What follows is usually advice to struggling Natives by which they are told to gather their inner strength and believe in themselves and in that way, they will no longer be victims but victors.  Another solution put forward is that we stop telling negative stories and focus only on positive depictions of strength in our communities. By focusing on these  positive stories, those who are struggling in our community will find new role models to emulate instead of the dead end stereotypes they see in  the media, and in turn dance to the drumbeat of victory.

This has a nice ring to it but how then do we account for all the tough conditions that still exist in our communities despite the plentiful positive stories that are already told in the media and are also visible in our communities? The end of the year top 10 stories in Native Media this year will likely feature positive achievements by Native athletes, professionals, youth, elected officials, entrepreneurs, etc, as well they should. Both Rez and urban communities this past year also had their fair share of successful stories, gatherings, events, personal achievements which most who live there are aware of or participated in. There are many local and national meetings where the accomplishments and growth of Native communities is stressed and communicated to the media and mainstream society.

Again, why are so many of our people struggling if we have an abundance of positive stories for them to draw strength from? Could it be that the economic and political disparities that afflict some Native peoples are rooted in history and existing systems/institutions which makes them especially hard to overcome?

For me the answer to that last question is Yes, which is why I find value in many stories of struggle and hardship as they happen in our communities. Rather than feeling shame when I see another Native coping with some adversity, I feel a sense of connection, a recognition of similar experiences at different times in my life. It leaves me thankful for what I have and for those who helped me through tough times because, unlike the self made Natives, I and many others had help along the way from countless people, a good deal of whom were struggling as well.

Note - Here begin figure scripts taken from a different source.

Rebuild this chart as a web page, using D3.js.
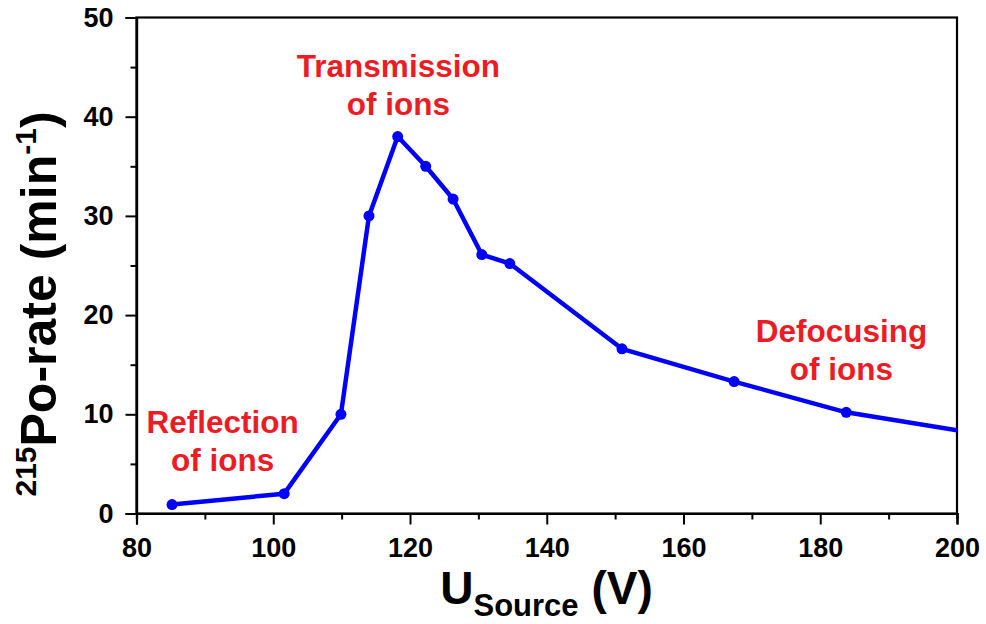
<!DOCTYPE html>
<html>
<head>
<meta charset="utf-8">
<script src="https://cdn.jsdelivr.net/npm/d3@7"></script>
<style>
  html, body { margin: 0; padding: 0; background: #fff; }
  svg { display: block; font-family: "Liberation Sans", Arial, sans-serif; }
</style>
</head>
<body>
<svg id="chart" width="986" height="624"></svg>
<script>
// Source voltage (V) and measured 215Po count rate (1/min)
const voltage = [85.2, 101.6, 109.9, 114.0, 118.2, 122.3, 126.3, 130.5, 134.6, 151.0, 167.4, 183.8, 200.0];
const rate    = [0.9, 2.0, 10.0, 30.0, 38.0, 35.0, 31.7, 26.1, 25.2, 16.6, 13.3, 10.2, 8.4];

const xTicks = [80, 100, 120, 140, 160, 180, 200];
const yTicks = [0, 10, 20, 30, 40, 50];

// Region annotations, anchored in data coordinates
const notes = [
  { x: 118.3, y: 44.0, lines: ["Transmission", "of ions"] },
  { x: 92.6,  y: 8.1,  lines: ["Reflection", "of ions"] },
  { x: 183.1, y: 17.3, lines: ["Defocusing", "of ions"] }
];

const svg = d3.select("#chart");
const L = 136.5, R = 957, T = 17.5, B = 513.5;

const x = d3.scaleLinear().domain([80, 200]).range([L, R]);
const y = d3.scaleLinear().domain([0, 50]).range([B, T]);

// Frame
svg.append("rect")
  .attr("x", L).attr("y", T).attr("width", R - L).attr("height", B - T)
  .attr("fill", "none").attr("stroke", "#000").attr("stroke-width", 2.2);

// Major and minor ticks
const xMinor = d3.range(90, 200, 20);
const yMinor = d3.range(5, 50, 10);

svg.append("g").attr("transform", `translate(0,${B})`)
  .call(d3.axisBottom(x).tickValues(xTicks).tickSize(11).tickPadding(13).tickFormat(d3.format("d")));
svg.append("g").attr("transform", `translate(0,${B})`)
  .call(d3.axisBottom(x).tickValues(xMinor).tickSize(6).tickFormat(""));
svg.append("g").attr("transform", `translate(${L},0)`)
  .call(d3.axisLeft(y).tickValues(yTicks).tickSize(11).tickPadding(12).tickFormat(d3.format("d")));
svg.append("g").attr("transform", `translate(${L},0)`)
  .call(d3.axisLeft(y).tickValues(yMinor).tickSize(6).tickFormat(""));

svg.selectAll(".domain").attr("stroke", "#000").attr("stroke-width", 2.2);
svg.selectAll(".tick line").attr("stroke", "#000").attr("stroke-width", 2);
svg.selectAll(".tick text")
  .attr("fill", "#000").attr("font-size", 27).attr("font-weight", "bold")
  .attr("font-family", "'Liberation Sans', Arial, sans-serif");

// Data line and markers
svg.append("clipPath").attr("id", "plotClip")
  .append("rect").attr("x", L).attr("y", T).attr("width", R - L).attr("height", B - T);

const pts = voltage.map((v, i) => [v, rate[i]]);
const plot = svg.append("g").attr("clip-path", "url(#plotClip)");
plot.append("path")
  .datum(pts)
  .attr("fill", "none").attr("stroke", "#0000ff").attr("stroke-width", 4.5)
  .attr("stroke-linejoin", "round")
  .attr("d", d3.line().x(d => x(d[0])).y(d => y(d[1])));
plot.selectAll("circle").data(pts.slice(0, -1)).join("circle")
  .attr("cx", d => x(d[0])).attr("cy", d => y(d[1])).attr("r", 5.5)
  .attr("fill", "#0000ff");

// Annotations
notes.forEach(n => {
  const t = svg.append("text")
    .attr("x", x(n.x)).attr("y", y(n.y))
    .attr("text-anchor", "middle").attr("fill", "#ed1c24")
    .attr("font-size", 31.5).attr("font-weight", "bold");
  n.lines.forEach((s, i) => t.append("tspan").attr("x", x(n.x)).attr("dy", i === 0 ? 0 : 38).text(s));
});

// Axis titles
const xt = svg.append("text")
  .attr("x", 546.5).attr("y", 604).attr("text-anchor", "middle")
  .attr("font-size", 46).attr("font-weight", "bold").attr("fill", "#000");
xt.append("tspan").text("U");
xt.append("tspan").attr("font-size", 31).attr("dy", 12).text("Source");
xt.append("tspan").attr("dy", -12).text(" (V)");

const yt = svg.append("text")
  .attr("transform", "translate(56,304) rotate(-90)")
  .attr("text-anchor", "middle")
  .attr("font-size", 50).attr("font-weight", "bold").attr("fill", "#000");
yt.append("tspan").attr("font-size", 30).attr("dy", -20).text("215");
yt.append("tspan").attr("dy", 20).text("Po-rate (min");
yt.append("tspan").attr("font-size", 30).attr("dy", -20).text("-1");
yt.append("tspan").attr("dy", 20).text(")");
</script>
</body>
</html>
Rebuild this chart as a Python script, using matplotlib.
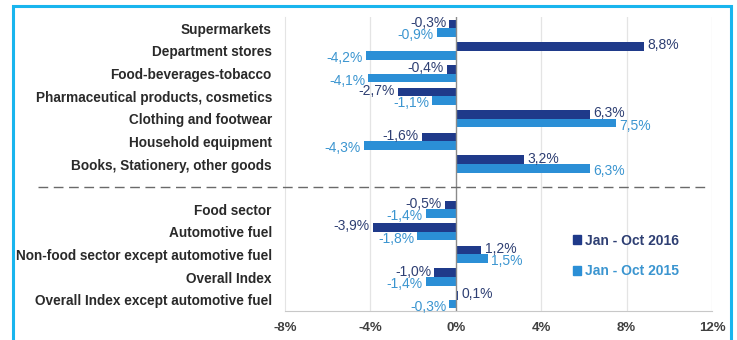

If we are to  hear from many voices in our Nations and communities, we need to allow that not all of them are going to have happy endings. Not all of these stories will come with  easy solutions nor do they need to. Most of our people have achievements and losses thoughout their lives. The good stories are easy to hear and many will gather around to listen to them. The stories of  losses are tougher to take in and often  go unspoken not because there isn’t a desire to tell them, but because often people don’t want to hear them. My grandpa understood this, and that’s why he listened to a lot of people.